Documentation for Unity Localization
The Localization asset comes packed with a lot of out-of-the-box components that make it effortless to add translations to your games. This page assumes you're a bit familiar with its workflows. You can learn more about it at the Unity Localization Documentation
This integration allows to localize not only texts, but also Sprites, Textures and even entire Game Objects, and in all cases it's the exact same workflow.
To display a localized Text use the Localized Text option from any of the text properties dropdown.
Once the property is created, you can choose a text entry from the Localization Table or create a new entry.
After selecting the table entry or creating a new entry, the Instruction node title might not update its text. This is because Unity 2022.3 and previous versions use IMGUI to render some sections of Unity Localization. You can simply collapse and expand the instruction again to manually refresh the title.
Change the Language¶
To change the language (also known as Locale), you can use the Change Language instruction. It allows to type in a string value with the locale of the language to display.

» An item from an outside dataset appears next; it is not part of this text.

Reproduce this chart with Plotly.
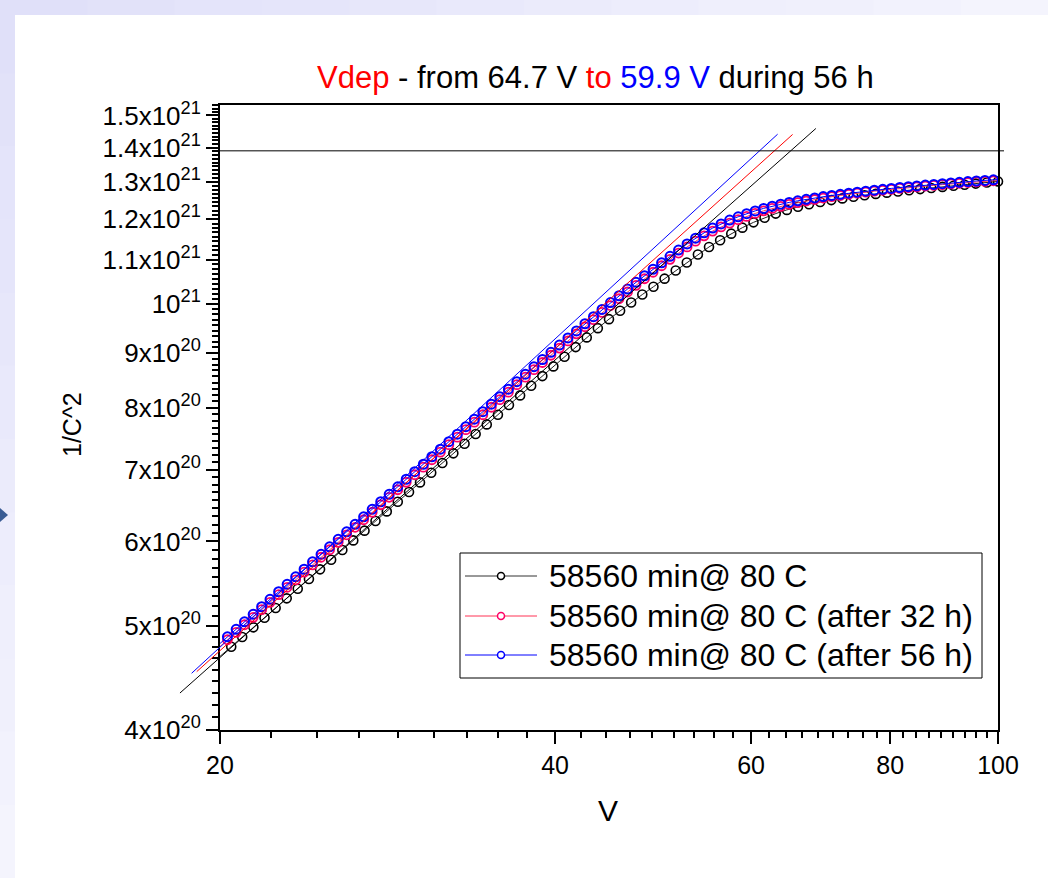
import numpy as np
import plotly.graph_objects as go

# ---------------- data ----------------
V_BLACK = [20.00, 20.47, 20.94, 21.43, 21.93, 22.44, 22.96, 23.49, 24.04, 24.60,
           25.17, 25.76, 26.35, 26.97, 27.59, 28.24, 28.89, 29.57, 30.25, 30.96,
           31.68, 32.41, 33.17, 33.94, 34.73, 35.54, 36.36, 37.21, 38.07, 38.96,
           39.86, 40.79, 41.74, 42.71, 43.70, 44.72, 45.76, 46.82, 47.91, 49.03,
           50.17, 51.34, 52.53, 53.75, 55.00, 56.28, 57.59, 58.93, 60.30, 61.70,
           63.14, 64.61, 66.11, 67.64, 69.22, 70.83, 72.47, 74.16, 75.88, 77.65,
           79.46, 81.31, 83.20, 85.13, 87.11, 89.14, 91.21, 93.33, 95.50, 97.72,
           100.00]
C2_BLACK = [4.686, 4.784, 4.885, 4.988, 5.093, 5.200, 5.309, 5.420, 5.534, 5.651,
            5.769, 5.891, 6.014, 6.141, 6.270, 6.401, 6.536, 6.673, 6.813, 6.956,
            7.103, 7.252, 7.404, 7.560, 7.718, 7.880, 8.046, 8.215, 8.387, 8.563,
            8.743, 8.927, 9.114, 9.306, 9.493, 9.678, 9.855, 10.030, 10.204, 10.377,
            10.559, 10.747, 10.933, 11.123, 11.304, 11.470, 11.632, 11.783, 11.918, 12.038,
            12.145, 12.242, 12.324, 12.393, 12.451, 12.502, 12.548, 12.591, 12.632, 12.670,
            12.705, 12.738, 12.771, 12.802, 12.832, 12.862, 12.893, 12.923, 12.954, 12.985,
            13.016]

V_AFTER = [19.96, 20.31, 20.68, 21.04, 21.42, 21.80, 22.18, 22.58, 22.98, 23.39,
           23.80, 24.22, 24.65, 25.09, 25.54, 25.99, 26.45, 26.92, 27.40, 27.89,
           28.38, 28.89, 29.40, 29.92, 30.46, 31.00, 31.55, 32.11, 32.68, 33.26,
           33.85, 34.45, 35.06, 35.68, 36.32, 36.96, 37.62, 38.29, 38.97, 39.66,
           40.36, 41.08, 41.81, 42.55, 43.31, 44.08, 44.86, 45.66, 46.47, 47.29,
           48.13, 48.99, 49.86, 50.74, 51.64, 52.56, 53.49, 54.44, 55.41, 56.39,
           57.40, 58.42, 59.45, 60.51, 61.58, 62.68, 63.79, 64.92, 66.08, 67.25,
           68.44, 69.66, 70.90, 72.16, 73.44, 74.74, 76.07, 77.42, 78.79, 80.19,
           81.62, 83.07, 84.54, 86.04, 87.57, 89.13, 90.71, 92.32, 93.96, 95.63,
           97.33, 99.06, 100.82]
C2_RED = [4.778, 4.857, 4.935, 5.016, 5.097, 5.181, 5.264, 5.351, 5.437, 5.525,
          5.616, 5.706, 5.800, 5.894, 5.989, 6.087, 6.186, 6.287, 6.389, 6.493,
          6.598, 6.706, 6.815, 6.926, 7.039, 7.153, 7.270, 7.388, 7.509, 7.631,
          7.755, 7.880, 8.008, 8.140, 8.272, 8.406, 8.543, 8.682, 8.817, 8.955,
          9.095, 9.236, 9.377, 9.522, 9.668, 9.820, 9.966, 10.113, 10.260, 10.409,
          10.557, 10.706, 10.856, 11.007, 11.157, 11.304, 11.446, 11.577, 11.697, 11.803,
          11.900, 11.988, 12.072, 12.149, 12.218, 12.280, 12.336, 12.387, 12.434, 12.478,
          12.519, 12.558, 12.594, 12.627, 12.661, 12.691, 12.719, 12.745, 12.770, 12.795,
          12.820, 12.842, 12.864, 12.886, 12.906, 12.925, 12.945, 12.964, 12.984, 13.001,
          13.018, 13.034, 13.051]
C2_BLUE = [4.809, 4.888, 4.967, 5.048, 5.130, 5.214, 5.298, 5.385, 5.472, 5.561,
           5.652, 5.743, 5.837, 5.932, 6.028, 6.126, 6.226, 6.327, 6.430, 6.535,
           6.641, 6.749, 6.859, 6.971, 7.084, 7.199, 7.317, 7.436, 7.557, 7.680,
           7.805, 7.931, 8.060, 8.192, 8.325, 8.460, 8.598, 8.738, 8.874, 9.013,
           9.154, 9.295, 9.437, 9.583, 9.730, 9.883, 10.030, 10.178, 10.326, 10.476,
           10.625, 10.775, 10.926, 11.078, 11.229, 11.377, 11.520, 11.652, 11.772, 11.879,
           11.977, 12.062, 12.142, 12.216, 12.282, 12.340, 12.393, 12.441, 12.484, 12.524,
           12.562, 12.597, 12.629, 12.659, 12.689, 12.716, 12.744, 12.771, 12.796, 12.821,
           12.846, 12.868, 12.890, 12.912, 12.932, 12.951, 12.971, 12.990, 13.010, 13.027,
           13.044, 13.060, 13.077]
C2_UNIT = 1e20

# linear fits (in log-log) : end points
FIT_BLACK_V = [18.41, 68.61]
FIT_BLACK_C2 = [4.331e20, 1.4585e21]
FIT_RED_V = [19.06, 65.38]
FIT_RED_C2 = [4.535e20, 1.4398e21]
FIT_BLUE_V = [18.86, 63.39]
FIT_BLUE_C2 = [4.519e20, 1.4407e21]
PLATEAU_C2 = 1.39e21

SERIES_NAMES = ["58560 min@ 80 C", "58560 min@ 80 C (after 32 h)", "58560 min@ 80 C (after 56 h)"]

X_TICKVALS = [20, 40, 60, 80, 100]
X_TICKTEXT = ["20", "40", "60", "80", "100"]
Y_TICKVALS = [4e20, 5e20, 6e20, 7e20, 8e20, 9e20, 1e21, 1.1e21, 1.2e21, 1.3e21, 1.4e21, 1.5e21]
Y_TICKTEXT = ["4x10<sup>20</sup>", "5x10<sup>20</sup>", "6x10<sup>20</sup>", "7x10<sup>20</sup>",
              "8x10<sup>20</sup>", "9x10<sup>20</sup>", "10<sup>21</sup>", "1.1x10<sup>21</sup>",
              "1.2x10<sup>21</sup>", "1.3x10<sup>21</sup>", "1.4x10<sup>21</sup>", "1.5x10<sup>21</sup>"]

# ---------------- layout geometry ----------------
W, H = 1048, 878
ML, MR, MT, MB = 150, 50, 105, 148
PW, PH = W - ML - MR, H - MT - MB
AX_LEFT = 220  # pixel of x axis start
X_RANGE = [np.log10(20), np.log10(100)]
Y_RANGE = [np.log10(4e20), np.log10(1.534e21)]
px_per_dec = (W - MR - AX_LEFT) / (X_RANGE[1] - X_RANGE[0])
X2_RANGE = [X_RANGE[0] - (AX_LEFT - ML) / px_per_dec, X_RANGE[1]]


def pxx(x):
    return (x - ML) / PW


def pxy(y):
    return (H - MB - y) / PH


FONT = "Arial, Liberation Sans, sans-serif"

# minor ticks: 8 between majors
x_minor = [a + (b - a) * j / 9 for a, b in zip(X_TICKVALS[:-1], X_TICKVALS[1:]) for j in range(1, 9)]
y_minor = [a + (b - a) * j / 9 for a, b in zip(Y_TICKVALS[:-1], Y_TICKVALS[1:]) for j in range(1, 9)]
y_minor += [1.5e21 + 1e20 * j / 9 for j in range(1, 4)]

fig = go.Figure()

COL_BLACK = "#000000"
COL_RED = "#ff0066"
COL_RED_LINE = "#ff3355"
COL_BLUE = "#0000ff"

series = [
    (V_BLACK, C2_BLACK, COL_BLACK, "#222222", 1.6),
    (V_AFTER, C2_RED, COL_RED, COL_RED_LINE, 1.8),
    (V_AFTER, C2_BLUE, COL_BLUE, COL_BLUE, 2.0),
]
for (xs, ys, mc, lc, mw), name in zip(series, SERIES_NAMES):
    fig.add_trace(go.Scatter(
        x=xs, y=[v * C2_UNIT for v in ys], name=name, mode="lines+markers",
        line=dict(color=lc, width=1),
        marker=dict(symbol="circle-open", size=9, color=mc, line=dict(width=mw, color=mc)),
        cliponaxis=False, showlegend=False, xaxis="x", yaxis="y"))

for xs, ys, col in [(FIT_BLACK_V, FIT_BLACK_C2, "#000000"),
                    (FIT_RED_V, FIT_RED_C2, "#ff0000"),
                    (FIT_BLUE_V, FIT_BLUE_C2, "#0000ff")]:
    fig.add_trace(go.Scatter(x=xs, y=ys, mode="lines", line=dict(color=col, width=1),
                             showlegend=False, xaxis="x2", yaxis="y"))

shapes = []
# page background strips (lavender gradient)
n = 12
for i in range(n):
    t = i / (n - 1)
    c_top = tuple(int(round(a + (b - a) * t)) for a, b in zip((224, 224, 249), (244, 244, 253)))
    shapes.append(dict(type="rect", xref="paper", yref="paper",
                       x0=pxx(W * i / n), x1=pxx(W * (i + 1) / n + 1), y0=pxy(15), y1=pxy(0),
                       fillcolor="rgb(%d,%d,%d)" % c_top, line=dict(width=0), layer="below"))
    shapes.append(dict(type="rect", xref="paper", yref="paper",
                       x0=pxx(0), x1=pxx(15), y0=pxy(H * (i + 1) / n + 1), y1=pxy(H * i / n),
                       fillcolor="rgb(%d,%d,%d)" % c_top, line=dict(width=0), layer="below"))
# small arrow on the left edge
shapes.append(dict(type="path", xref="paper", yref="paper",
                   path="M %f,%f L %f,%f L %f,%f Z" % (pxx(0), pxy(508), pxx(8), pxy(515), pxx(0), pxy(522)),
                   fillcolor="#3a5c94", line=dict(width=0)))
# plateau line
shapes.append(dict(type="line", xref="paper", yref="y", x0=pxx(AX_LEFT), x1=pxx(1004),
                   y0=PLATEAU_C2, y1=PLATEAU_C2, line=dict(color="#000000", width=1)))

# manual legend
LB = dict(x0=460, x1=982, y0=553, y1=678)
shapes.append(dict(type="rect", xref="paper", yref="paper", x0=pxx(LB["x0"]), x1=pxx(LB["x1"]),
                   y0=pxy(LB["y1"]), y1=pxy(LB["y0"]), line=dict(color="#000000", width=1),
                   fillcolor="rgba(255,255,255,0)"))
annotations = []
leg_rows = [576, 616, 655]
leg_cols = [("#333333", COL_BLACK), (COL_RED_LINE, COL_RED), (COL_BLUE, COL_BLUE)]
for yrow, (lc, mc), name in zip(leg_rows, leg_cols, SERIES_NAMES):
    shapes.append(dict(type="line", xref="paper", yref="paper", x0=pxx(465), x1=pxx(537),
                       y0=pxy(yrow), y1=pxy(yrow), line=dict(color=lc, width=1)))
    shapes.append(dict(type="circle", xref="paper", yref="paper", x0=pxx(497.5), x1=pxx(504.5),
                       y0=pxy(yrow + 3.5), y1=pxy(yrow - 3.5), line=dict(color=mc, width=1.5),
                       fillcolor="white"))
    annotations.append(dict(xref="paper", yref="paper", x=pxx(547), y=pxy(yrow), xanchor="left",
                            yanchor="middle", showarrow=False, text=name,
                            font=dict(family=FONT, size=32, color="#000000")))

# title and axis titles
title_text = ('<span style="color:#ff0000">Vdep</span> - from 64.7 V '
              '<span style="color:#ff0000">to</span> <span style="color:#0000ff">59.9 V</span> during 56 h')
annotations.append(dict(xref="paper", yref="paper", x=pxx(595), y=pxy(77), xanchor="center",
                        yanchor="middle", showarrow=False, text=title_text,
                        font=dict(family=FONT, size=31, color="#000000")))
annotations.append(dict(xref="paper", yref="paper", x=pxx(608), y=pxy(810), xanchor="center",
                        yanchor="middle", showarrow=False, text="V",
                        font=dict(family=FONT, size=30, color="#000000")))
annotations.append(dict(xref="paper", yref="paper", x=pxx(72), y=pxy(425), xanchor="center",
                        yanchor="middle", showarrow=False, text="1/C^2", textangle=-90,
                        font=dict(family=FONT, size=25, color="#000000")))

fig.update_layout(
    width=W, height=H, autosize=False,
    margin=dict(l=ML, r=MR, t=MT, b=MB, pad=0),
    paper_bgcolor="white", plot_bgcolor="rgba(0,0,0,0)",
    showlegend=False,
    font=dict(family=FONT, color="#000000"),
    xaxis=dict(type="log", range=X_RANGE, domain=[(AX_LEFT - ML) / PW, 1], anchor="y",
               tickmode="array", tickvals=X_TICKVALS, ticktext=X_TICKTEXT,
               ticks="outside", ticklen=12, tickwidth=2, tickcolor="#000000",
               showline=True, linewidth=2, linecolor="#000000", mirror=True,
               showgrid=False, zeroline=False,
               tickfont=dict(family=FONT, size=25, color="#000000"),
               minor=dict(tickmode="array", tickvals=x_minor, ticks="outside", ticklen=6,
                          tickwidth=2, tickcolor="#000000", showgrid=False)),
    xaxis2=dict(type="log", range=X2_RANGE, domain=[0, 1], anchor="y", visible=False,
                showgrid=False, zeroline=False),
    yaxis=dict(type="log", range=Y_RANGE, domain=[0, 1], anchor="x",
               tickmode="array", tickvals=Y_TICKVALS, ticktext=Y_TICKTEXT,
               ticks="outside", ticklen=12, tickwidth=2, tickcolor="#000000",
               showline=True, linewidth=2, linecolor="#000000", mirror=True,
               showgrid=False, zeroline=False,
               tickfont=dict(family=FONT, size=26, color="#000000"),
               minor=dict(tickmode="array", tickvals=y_minor, ticks="outside", ticklen=6,
                          tickwidth=2, tickcolor="#000000", showgrid=False)),
    shapes=shapes,
    annotations=annotations,
)

fig.write_html("out.html")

Locales are short strings that represent a language. For example, English is usually typed as
en and Spanish as
es . There are also regional locales, such as
en-CA for Canadian English or
en-US for United States English.
Detect Language Changes¶
To detect when the currently selected locale has changed, use the On Change Language event Trigger, which is executed every time a new language is selected.
Depending on the scene, it might not be possible to update the texts displayed on screen to the new language. In these cases, it's best to simply reload the scene after changing the language, so all text and assets that are localized are re-constructed again with the new locale values.